Controlling the Snowflake Effect on Project Cost

For contract manufacturing projects that aim to produce a product, project cost includes the overall works in design, engineering, manufacturing, quality, project management, and supply chain management. Within each of these categories, work can be divided into many sub-sectors with even more specialty tasks that intertwine with each other. Management teams try to put a budget on the project based on their best estimate. However, there are still many gray areas in the details of each task where decisions need to be made based on skills and best known methods (BKM). Without doing so, this is where the Snowflake Effect can be seen.

A fractal called the Koch Snowflake.

The Snowflake Effect relates to the work of Benoit Mandelbrot, a French and American mathematician, who was apioneer of fractal geometry. He noticed fractals occurring all over nature, such as with a snowflake, and in 1975 coined the term “fractal” to describe these irregular shapes that exhibited self-similar patterns at increasingly small scales. This helped answer the question of what is the total length of all sides of a snowflake. In short, it turns out the total length can be infinite. The result actually depends on how small of a measurement you use. The theory is that the smaller the measurement you use, the longer the total length. In other words, as a snowflake fractal evolves and more and more detail is revealed, the perimeter diverges to infinity, even though the total area remains a measurable finite amount. In applying this theory to project cost management, we discover that the cost of a project can be unlimited too. It all depends on how many details one wants to drill out during the operation.

Here are some examples:

At the design stage, one factor is determining the right cost for a new product in order to maximize sales. To make this decision, there is a cluster of second order questions such as what are the product’s quality requirements, size, style, touch and feel, functions, consumer segments, marketing cost, and so on. After many meetings and a lot of research, there might be a third order of questions—how do you prove or disprove the results of the second order questions? Then, a fourth order of questions ask how to verify the methodologies used on executing those works…This is where a perfect Snowflake Effect is formed. All of these layers of detail have great logical reasoning behind them. However, there is almost no way to stop this type of endless work without a decision maker stepping in at some stage.
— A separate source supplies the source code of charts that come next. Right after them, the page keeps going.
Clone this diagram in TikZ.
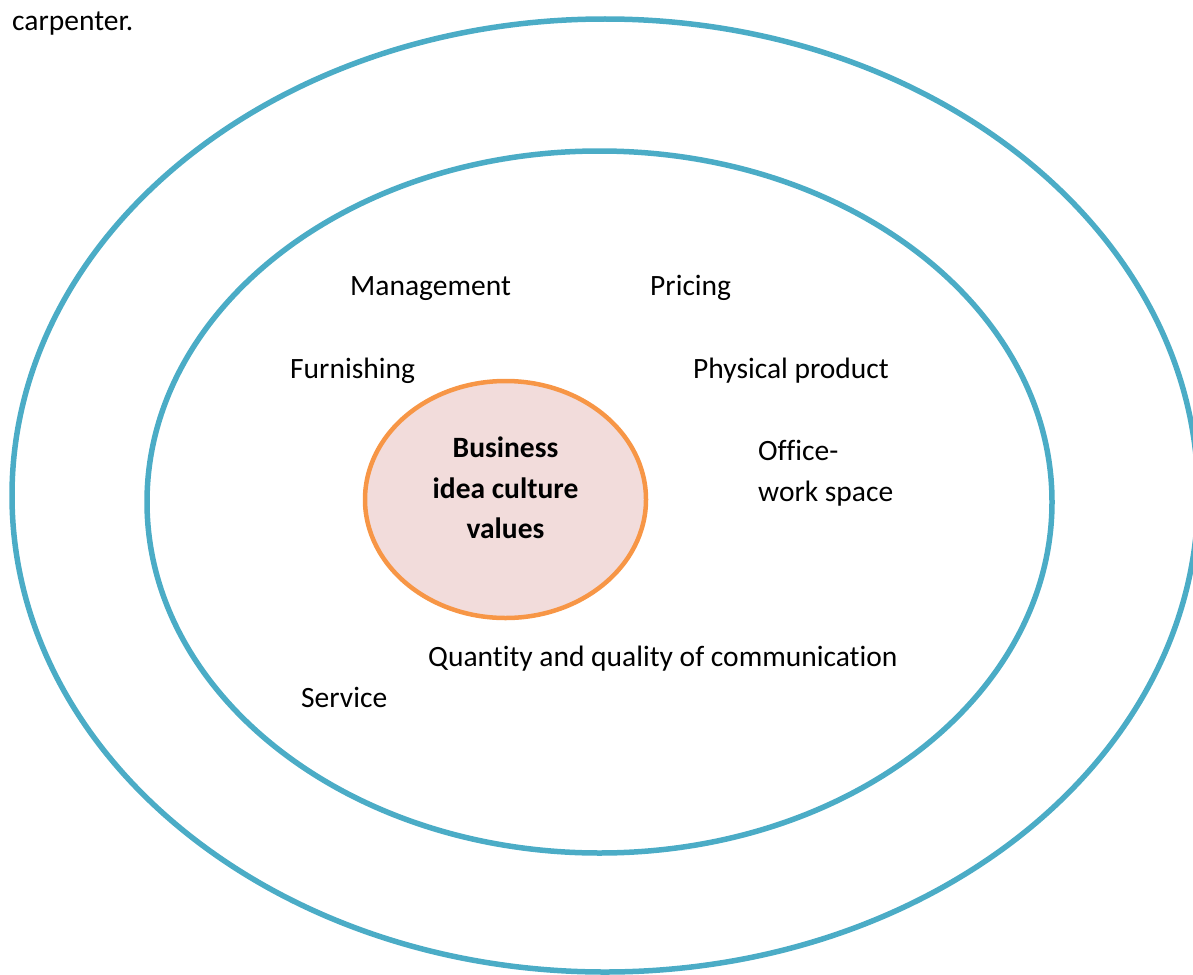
\documentclass[tikz,border=0pt]{standalone}
\usepackage{fontspec}
\setmainfont[Ligatures=NoCommon]{Carlito}
\usetikzlibrary{shapes.geometric}
\definecolor{ringblue}{HTML}{4BACC6}
\definecolor{coreorange}{HTML}{F79646}
\definecolor{corefill}{HTML}{F2DCDB}
\begin{document}
\begin{tikzpicture}[x=1pt,y=-1pt,
  ring/.style={ellipse, draw=ringblue, line width=5.5pt, inner sep=0pt},
  coreshape/.style={ellipse, draw=coreorange, fill=corefill, line width=4.5pt, inner sep=0pt},
  lbl/.style={anchor=base west, inner sep=0pt, font=\fontsize{29.5}{41}\selectfont},
  corelbl/.style={anchor=base, inner sep=0pt, font=\fontsize{29.5}{41}\selectfont\bfseries}]
  \useasboundingbox (0,0) rectangle (1193,974);
  \clip (0,0) rectangle (1193,974);
  % caption fragment above the figure
  \node[lbl] (carp) at (12,31) {carpenter.};
  % rings
  \node[ring, minimum width=1186pt, minimum height=953pt] (outer) at (605,495.5) {};
  \node[ring, minimum width=905pt, minimum height=702pt] (inner) at (599.5,502) {};
  % core
  \node[coreshape, minimum width=281pt, minimum height=237pt] (core) at (505.5,499.5) {};
  \node[corelbl] (core1) at (505.5,457) {Business};
  \node[corelbl] (core2) at (505.5,498) {idea culture};
  \node[corelbl] (core3) at (505.5,538) {values};
  % factors
  \node[lbl] (mgmt) at (350,295) {Management};
  \node[lbl] (pricing) at (650,295) {Pricing};
  \node[lbl] (furn) at (290,378) {Furnishing};
  \node[lbl] (phys) at (693,378) {Physical product};
  \node[lbl] (office1) at (758,460) {Office-};
  \node[lbl] (office2) at (758,501) {work space};
  \node[lbl] (comm) at (428,666) {Quantity and quality of communication};
  \node[lbl] (service) at (301,707) {Service};
\end{tikzpicture}
\end{document}
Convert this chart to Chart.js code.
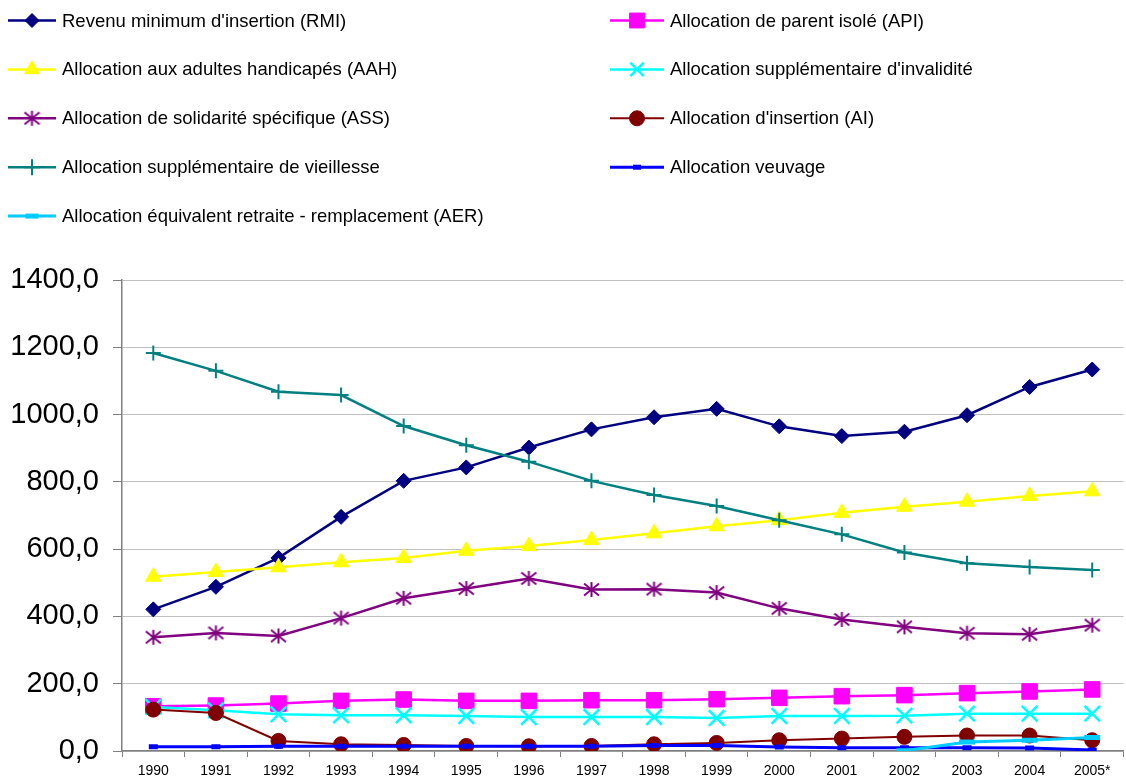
<!DOCTYPE html>
<html>
<head>
<meta charset="utf-8">
<script src="https://cdn.jsdelivr.net/npm/chart.js@4.4.0/dist/chart.umd.min.js"></script>
<style>
  html, body { margin: 0; padding: 0; background: #fff; overflow: hidden; }
  #wrap { width: 1137px; height: 780px; position: relative; }
</style>
</head>
<body>
<div id="wrap"><canvas id="chart"></canvas></div>
<script>
// valeurs (milliers d'allocataires)
const years = ['1990', '1991', '1992', '1993', '1994', '1995', '1996', '1997',
  '1998', '1999', '2000', '2001', '2002', '2003', '2004', '2005*'];
const rmi = [421, 488, 574, 696, 803, 843, 902, 956, 992, 1017, 965, 936, 949, 998, 1082, 1134];
const api = [133, 135, 141, 149, 153, 149, 149, 151, 151, 154, 158, 163, 166, 172, 177, 183];
const aah = [518, 532, 546, 561, 574, 595, 609, 627, 647, 668, 686, 708, 726, 741, 758, 772];
const asi = [131, 121, 109, 106, 106, 104, 101, 101, 101, 98, 104, 104, 105, 111, 111, 111];
const ass = [338, 351, 342, 395, 454, 483, 513, 480, 481, 471, 424, 391, 369, 350, 347, 374];
const ai = [123, 113, 30, 20, 18, 15, 14, 15, 20, 24, 32, 37, 42, 46, 46, 32];
const asv = [1183, 1130, 1068, 1058, 966, 909, 860, 803, 761, 728, 686, 644, 590, 558, 547, 538];
const veuvage = [13, 13, 14, 14, 14, 14, 14, 14, 16, 16, 12, 10, 10, 10, 9, 3];
const aer = [null, null, null, null, null, null, null, null, null, null, null, null, 1, 27, 32, 40];
const yTicks = [0, 200, 400, 600, 800, 1000, 1200, 1400];

// marqueur étoile façon Excel (X + trait vertical)
function makeStar(color, size) {
  const c = document.createElement('canvas');
  c.width = c.height = size;
  const g = c.getContext('2d');
  const m = size / 2, r = size / 2 - 1;
  g.strokeStyle = color;
  g.lineWidth = 2;
  g.beginPath();
  g.moveTo(m - r, m - r * 0.8); g.lineTo(m + r, m + r * 0.8);
  g.moveTo(m + r, m - r * 0.8); g.lineTo(m - r, m + r * 0.8);
  g.moveTo(m, m - r); g.lineTo(m, m + r);
  g.stroke();
  return c;
}

function serie(label, data, color, style, radius, pbw, lw, legendRadius) {
  return {
    label: label,
    data: data,
    borderColor: color,
    backgroundColor: color,
    pointBackgroundColor: color,
    pointBorderColor: color,
    borderWidth: lw,
    pointStyle: style,
    pointRadius: radius,
    pointBorderWidth: pbw,
    legendRadius: legendRadius,
    tension: 0,
    fill: false
  };
}

const datasets = [
  serie('Revenu minimum d\'insertion (RMI)', rmi, '#000080', 'rectRot', 7.5, 1, 2.5, 7),
  serie('Allocation de parent isolé (API)', api, '#FF00FF', 'rect', 11, 1, 2.5, 10.5),
  serie('Allocation aux adultes handicapés (AAH)', aah, '#FFFF00', 'triangle', 9, 1, 2.5, 8.5),
  serie('Allocation supplémentaire d\'invalidité', asi, '#00FFFF', 'crossRot', 11, 2.5, 2.5, 9.5),
  serie('Allocation de solidarité spécifique (ASS)', ass, '#800080', makeStar('#800080', 17), 8, 1, 2.5, 8),
  serie('Allocation d\'insertion (AI)', ai, '#800000', 'circle', 7.5, 1, 2, 7.5),
  serie('Allocation supplémentaire de vieillesse', asv, '#008080', 'cross', 7.5, 2, 2.5, 8),
  serie('Allocation veuvage', veuvage, '#0000FF', 'line', 4.5, 5, 3, 4),
  serie('Allocation équivalent retraite - remplacement (AER)', aer, '#00CCFF', 'line', 8, 5, 3, 6.5)
];
// séries suivantes dessinées par-dessus, comme dans Excel
datasets.forEach((ds, i) => { ds.order = datasets.length - i; });

const legendPlugin = {
  id: 'excelLegend',
  afterDraw(chart) {
    const ctx = chart.ctx;
    ctx.save();
    chart.data.datasets.forEach((ds, i) => {
      const col = i % 2, row = Math.floor(i / 2);
      const x0 = col ? 610 : 8, x1 = col ? 664 : 56;
      const y = 20.5 + row * 48.9;
      ctx.strokeStyle = ds.borderColor;
      ctx.lineWidth = ds.borderWidth;
      ctx.beginPath();
      ctx.moveTo(x0, y);
      ctx.lineTo(x1, y);
      ctx.stroke();
      ctx.fillStyle = ds.pointBackgroundColor;
      ctx.strokeStyle = ds.pointBorderColor;
      ctx.lineWidth = ds.pointBorderWidth;
      Chart.helpers.drawPoint(ctx, {
        pointStyle: ds.pointStyle,
        radius: ds.legendRadius,
        borderWidth: ds.pointBorderWidth,
        rotation: 0
      }, (x0 + x1) / 2, y);
      ctx.fillStyle = '#000';
      ctx.font = '18.5px Arial, "Liberation Sans", sans-serif';
      ctx.textBaseline = 'middle';
      ctx.textAlign = 'left';
      ctx.fillText(ds.label, col ? 670 : 62, y + 1);
    });
    ctx.restore();
  }
};

new Chart(document.getElementById('chart'), {
  type: 'line',
  data: { labels: years, datasets: datasets },
  options: {
    responsive: true,
    maintainAspectRatio: false,
    animation: false,
    events: [],
    layout: { padding: { top: 280, right: 0, bottom: 0, left: 0 } },
    plugins: { legend: { display: false }, tooltip: { enabled: false } },
    scales: {
      x: {
        offset: true,
        afterFit: (scale) => {
          scale.height = 29;
          scale.paddingLeft = 0;
          scale.paddingRight = 0;
        },
        grid: { offset: true, drawOnChartArea: false, drawTicks: true, tickLength: 6, tickColor: '#808080' },
        border: { color: '#808080', width: 1.5 },
        ticks: {
          color: '#000',
          padding: 6,
          maxRotation: 0,
          autoSkip: false,
          font: { family: 'Arial, "Liberation Sans", sans-serif', size: 14 }
        }
      },
      y: {
        min: 0,
        max: 1400,
        afterBuildTicks: (scale) => { scale.ticks = yTicks.map(v => ({ value: v })); },
        afterFit: (scale) => {
          scale.width = 122;
          scale.paddingTop = 0;
          scale.paddingBottom = 0;
        },
        grid: { color: '#C0C0C0', lineWidth: 1, tickLength: 9, tickColor: '#808080' },
        border: { color: '#808080', width: 1.5 },
        ticks: {
          color: '#000',
          padding: 14,
          font: { family: 'Arial, "Liberation Sans", sans-serif', size: 29 },
          callback: (v) => Number(v).toFixed(1).replace('.', ',')
        }
      }
    }
  },
  plugins: [legendPlugin]
});
</script>
</body>
</html>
Another example is the cost analysis of a product. As simple as it sounds, the first order of a product cost analysis spreadsheet usually consists of BOM cost for a certain volume, manufacturing cost, scraps, overhead, and profits. The second order of cost analysis will focus on each item on this spreadsheet, such as one piece part on the BOM list. This will lead to another round of cost analysis to a chip level. Then at chip level, there could be a third round of cost analysis to detail out seasons, distribution channels, tax structure, and even a fab cost analysis. This cost analysis process can keep going on making the workload grow exponentially. If no decision maker puts defined parameters in place at some point, the infinite factor of the Snowflake Effect occurs.

One last example is the root cause analysis of a product quality problem. When a problem appears on a product, in some cases the first order analysis involves looking into possible issues such as the people making the product, the equipment, materials, or methods. QA will collect data to prove or disprove each possible scenario as being the cause of the problem. Second order analysis would further detail each piece of the first order data. Similar questions can be asked such as who was managing the people, how were they trained, or what tool was being used. It could then go further with a third order that might ask questions to determine why things were done the way they were, what instruments were used, and so forth. This is the Snowflake Effect. As long as there is no budget, time, or resource limit, these works can keep on going.

Controlling the Snowflake Effect is a management principle. A decision maker has to step in at the right time and decide when to stop based on his or her assessment (skill and BKM) of the “area of a snowflake” or impact of the problem, versus the “length of all sides” or the amount of analytical work. When there is a lack of this control, people, or even an organization, can get lost in the process. Instead they tend to keep drilling into the details of an issue and forget about the bigger picture, which is the real impact each detail actually has on the project as a whole.

This principle applies to most management issues and even daily life. Missing the management balance between impact and amount of work can cause any small issue to grow to infinity in both time and cost, a type of “smart” failure.